_STORED DATA:_
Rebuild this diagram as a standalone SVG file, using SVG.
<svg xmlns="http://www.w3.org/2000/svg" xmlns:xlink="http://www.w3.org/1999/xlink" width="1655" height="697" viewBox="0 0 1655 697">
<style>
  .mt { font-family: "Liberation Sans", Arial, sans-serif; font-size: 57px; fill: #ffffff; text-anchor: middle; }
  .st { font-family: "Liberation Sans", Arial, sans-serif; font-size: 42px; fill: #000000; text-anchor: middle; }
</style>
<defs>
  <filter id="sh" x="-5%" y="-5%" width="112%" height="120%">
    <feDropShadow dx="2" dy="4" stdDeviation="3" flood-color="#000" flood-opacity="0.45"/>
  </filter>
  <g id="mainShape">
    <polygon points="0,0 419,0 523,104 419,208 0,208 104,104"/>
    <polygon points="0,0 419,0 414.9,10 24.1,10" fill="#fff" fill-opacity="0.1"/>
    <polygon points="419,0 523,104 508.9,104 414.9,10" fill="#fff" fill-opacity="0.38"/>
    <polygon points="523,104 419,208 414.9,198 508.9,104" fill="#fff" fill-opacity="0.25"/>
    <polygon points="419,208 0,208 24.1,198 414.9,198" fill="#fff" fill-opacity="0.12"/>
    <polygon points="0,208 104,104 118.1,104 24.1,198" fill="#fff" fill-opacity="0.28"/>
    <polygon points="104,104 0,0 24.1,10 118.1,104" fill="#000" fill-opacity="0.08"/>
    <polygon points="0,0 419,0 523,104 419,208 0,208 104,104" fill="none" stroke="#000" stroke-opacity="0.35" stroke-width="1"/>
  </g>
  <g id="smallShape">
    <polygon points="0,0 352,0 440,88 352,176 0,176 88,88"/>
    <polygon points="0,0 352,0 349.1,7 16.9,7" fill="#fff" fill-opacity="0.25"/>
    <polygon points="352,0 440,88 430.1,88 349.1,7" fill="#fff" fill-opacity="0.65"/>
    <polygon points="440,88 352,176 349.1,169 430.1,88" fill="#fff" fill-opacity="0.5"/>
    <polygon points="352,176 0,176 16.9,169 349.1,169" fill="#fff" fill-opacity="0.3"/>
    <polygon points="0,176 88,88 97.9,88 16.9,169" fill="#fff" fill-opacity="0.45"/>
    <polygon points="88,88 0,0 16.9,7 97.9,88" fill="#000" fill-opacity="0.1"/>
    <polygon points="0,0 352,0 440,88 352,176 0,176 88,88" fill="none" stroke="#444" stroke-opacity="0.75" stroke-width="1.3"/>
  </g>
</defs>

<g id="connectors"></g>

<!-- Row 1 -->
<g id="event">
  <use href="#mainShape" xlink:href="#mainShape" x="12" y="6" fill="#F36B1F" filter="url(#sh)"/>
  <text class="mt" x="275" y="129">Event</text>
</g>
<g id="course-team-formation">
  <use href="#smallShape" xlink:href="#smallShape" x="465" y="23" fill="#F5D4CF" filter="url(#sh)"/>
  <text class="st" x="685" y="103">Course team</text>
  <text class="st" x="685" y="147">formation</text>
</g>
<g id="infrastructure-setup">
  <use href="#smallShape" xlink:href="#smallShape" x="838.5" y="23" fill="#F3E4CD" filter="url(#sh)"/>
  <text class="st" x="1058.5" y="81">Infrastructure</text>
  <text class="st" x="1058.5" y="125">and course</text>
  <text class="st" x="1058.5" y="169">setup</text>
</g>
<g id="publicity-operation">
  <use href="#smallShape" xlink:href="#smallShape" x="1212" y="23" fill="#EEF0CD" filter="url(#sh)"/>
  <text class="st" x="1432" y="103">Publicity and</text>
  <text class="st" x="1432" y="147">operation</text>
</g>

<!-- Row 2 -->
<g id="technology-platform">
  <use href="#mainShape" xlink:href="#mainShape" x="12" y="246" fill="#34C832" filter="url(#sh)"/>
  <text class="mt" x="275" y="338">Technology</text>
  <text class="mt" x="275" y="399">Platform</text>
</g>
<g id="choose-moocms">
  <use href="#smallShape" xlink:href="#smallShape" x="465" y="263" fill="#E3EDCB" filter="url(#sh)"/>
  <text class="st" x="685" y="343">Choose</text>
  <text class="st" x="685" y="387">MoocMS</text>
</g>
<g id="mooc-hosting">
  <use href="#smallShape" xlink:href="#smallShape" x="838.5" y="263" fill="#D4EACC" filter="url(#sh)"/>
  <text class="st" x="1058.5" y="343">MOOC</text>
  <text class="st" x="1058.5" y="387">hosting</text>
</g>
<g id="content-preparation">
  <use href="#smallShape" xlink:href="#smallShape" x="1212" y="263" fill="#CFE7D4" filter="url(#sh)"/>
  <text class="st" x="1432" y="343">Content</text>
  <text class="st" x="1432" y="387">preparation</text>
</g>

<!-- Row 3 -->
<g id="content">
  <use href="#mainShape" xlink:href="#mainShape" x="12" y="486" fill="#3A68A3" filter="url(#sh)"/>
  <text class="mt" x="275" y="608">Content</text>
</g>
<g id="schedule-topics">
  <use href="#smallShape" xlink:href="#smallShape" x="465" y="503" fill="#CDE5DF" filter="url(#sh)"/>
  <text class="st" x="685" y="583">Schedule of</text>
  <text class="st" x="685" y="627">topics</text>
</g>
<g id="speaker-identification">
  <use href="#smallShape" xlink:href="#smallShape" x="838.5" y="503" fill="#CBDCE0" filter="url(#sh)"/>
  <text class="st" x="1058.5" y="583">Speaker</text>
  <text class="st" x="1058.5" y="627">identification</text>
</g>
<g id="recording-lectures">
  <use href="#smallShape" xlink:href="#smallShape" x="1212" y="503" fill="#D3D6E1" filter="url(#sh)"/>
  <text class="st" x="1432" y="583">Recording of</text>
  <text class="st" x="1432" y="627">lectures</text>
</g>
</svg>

_AIM:_ Your task is to transcribe the listing above in full, exactly as given.

_EXERCISE ANSWER:_
Rebuild this diagram as a standalone SVG file, using SVG.
<svg xmlns="http://www.w3.org/2000/svg" xmlns:xlink="http://www.w3.org/1999/xlink" width="1655" height="697" viewBox="0 0 1655 697">
<style>
  .mt { font-family: "Liberation Sans", Arial, sans-serif; font-size: 57px; fill: #ffffff; text-anchor: middle; }
  .st { font-family: "Liberation Sans", Arial, sans-serif; font-size: 42px; fill: #000000; text-anchor: middle; }
</style>
<defs>
  <filter id="sh" x="-5%" y="-5%" width="112%" height="120%">
    <feDropShadow dx="2" dy="4" stdDeviation="3" flood-color="#000" flood-opacity="0.45"/>
  </filter>
  <g id="mainShape">
    <polygon points="0,0 419,0 523,104 419,208 0,208 104,104"/>
    <polygon points="0,0 419,0 414.9,10 24.1,10" fill="#fff" fill-opacity="0.1"/>
    <polygon points="419,0 523,104 508.9,104 414.9,10" fill="#fff" fill-opacity="0.38"/>
    <polygon points="523,104 419,208 414.9,198 508.9,104" fill="#fff" fill-opacity="0.25"/>
    <polygon points="419,208 0,208 24.1,198 414.9,198" fill="#fff" fill-opacity="0.12"/>
    <polygon points="0,208 104,104 118.1,104 24.1,198" fill="#fff" fill-opacity="0.28"/>
    <polygon points="104,104 0,0 24.1,10 118.1,104" fill="#000" fill-opacity="0.08"/>
    <polygon points="0,0 419,0 523,104 419,208 0,208 104,104" fill="none" stroke="#000" stroke-opacity="0.35" stroke-width="1"/>
  </g>
  <g id="smallShape">
    <polygon points="0,0 352,0 440,88 352,176 0,176 88,88"/>
    <polygon points="0,0 352,0 349.1,7 16.9,7" fill="#fff" fill-opacity="0.25"/>
    <polygon points="352,0 440,88 430.1,88 349.1,7" fill="#fff" fill-opacity="0.65"/>
    <polygon points="440,88 352,176 349.1,169 430.1,88" fill="#fff" fill-opacity="0.5"/>
    <polygon points="352,176 0,176 16.9,169 349.1,169" fill="#fff" fill-opacity="0.3"/>
    <polygon points="0,176 88,88 97.9,88 16.9,169" fill="#fff" fill-opacity="0.45"/>
    <polygon points="88,88 0,0 16.9,7 97.9,88" fill="#000" fill-opacity="0.1"/>
    <polygon points="0,0 352,0 440,88 352,176 0,176 88,88" fill="none" stroke="#444" stroke-opacity="0.75" stroke-width="1.3"/>
  </g>
</defs>

<g id="connectors"></g>

<!-- Row 1 -->
<g id="event">
  <use href="#mainShape" xlink:href="#mainShape" x="12" y="6" fill="#F36B1F" filter="url(#sh)"/>
  <text class="mt" x="275" y="129">Event</text>
</g>
<g id="course-team-formation">
  <use href="#smallShape" xlink:href="#smallShape" x="465" y="23" fill="#F5D4CF" filter="url(#sh)"/>
  <text class="st" x="685" y="103">Course team</text>
  <text class="st" x="685" y="147">formation</text>
</g>
<g id="infrastructure-setup">
  <use href="#smallShape" xlink:href="#smallShape" x="838.5" y="23" fill="#F3E4CD" filter="url(#sh)"/>
  <text class="st" x="1058.5" y="81">Infrastructure</text>
  <text class="st" x="1058.5" y="125">and course</text>
  <text class="st" x="1058.5" y="169">setup</text>
</g>
<g id="publicity-operation">
  <use href="#smallShape" xlink:href="#smallShape" x="1212" y="23" fill="#EEF0CD" filter="url(#sh)"/>
  <text class="st" x="1432" y="103">Publicity and</text>
  <text class="st" x="1432" y="147">operation</text>
</g>

<!-- Row 2 -->
<g id="technology-platform">
  <use href="#mainShape" xlink:href="#mainShape" x="12" y="246" fill="#34C832" filter="url(#sh)"/>
  <text class="mt" x="275" y="338">Technology</text>
  <text class="mt" x="275" y="399">Platform</text>
</g>
<g id="choose-moocms">
  <use href="#smallShape" xlink:href="#smallShape" x="465" y="263" fill="#E3EDCB" filter="url(#sh)"/>
  <text class="st" x="685" y="343">Choose</text>
  <text class="st" x="685" y="387">MoocMS</text>
</g>
<g id="mooc-hosting">
  <use href="#smallShape" xlink:href="#smallShape" x="838.5" y="263" fill="#D4EACC" filter="url(#sh)"/>
  <text class="st" x="1058.5" y="343">MOOC</text>
  <text class="st" x="1058.5" y="387">hosting</text>
</g>
<g id="content-preparation">
  <use href="#smallShape" xlink:href="#smallShape" x="1212" y="263" fill="#CFE7D4" filter="url(#sh)"/>
  <text class="st" x="1432" y="343">Content</text>
  <text class="st" x="1432" y="387">preparation</text>
</g>

<!-- Row 3 -->
<g id="content">
  <use href="#mainShape" xlink:href="#mainShape" x="12" y="486" fill="#3A68A3" filter="url(#sh)"/>
  <text class="mt" x="275" y="608">Content</text>
</g>
<g id="schedule-topics">
  <use href="#smallShape" xlink:href="#smallShape" x="465" y="503" fill="#CDE5DF" filter="url(#sh)"/>
  <text class="st" x="685" y="583">Schedule of</text>
  <text class="st" x="685" y="627">topics</text>
</g>
<g id="speaker-identification">
  <use href="#smallShape" xlink:href="#smallShape" x="838.5" y="503" fill="#CBDCE0" filter="url(#sh)"/>
  <text class="st" x="1058.5" y="583">Speaker</text>
  <text class="st" x="1058.5" y="627">identification</text>
</g>
<g id="recording-lectures">
  <use href="#smallShape" xlink:href="#smallShape" x="1212" y="503" fill="#D3D6E1" filter="url(#sh)"/>
  <text class="st" x="1432" y="583">Recording of</text>
  <text class="st" x="1432" y="627">lectures</text>
</g>
</svg>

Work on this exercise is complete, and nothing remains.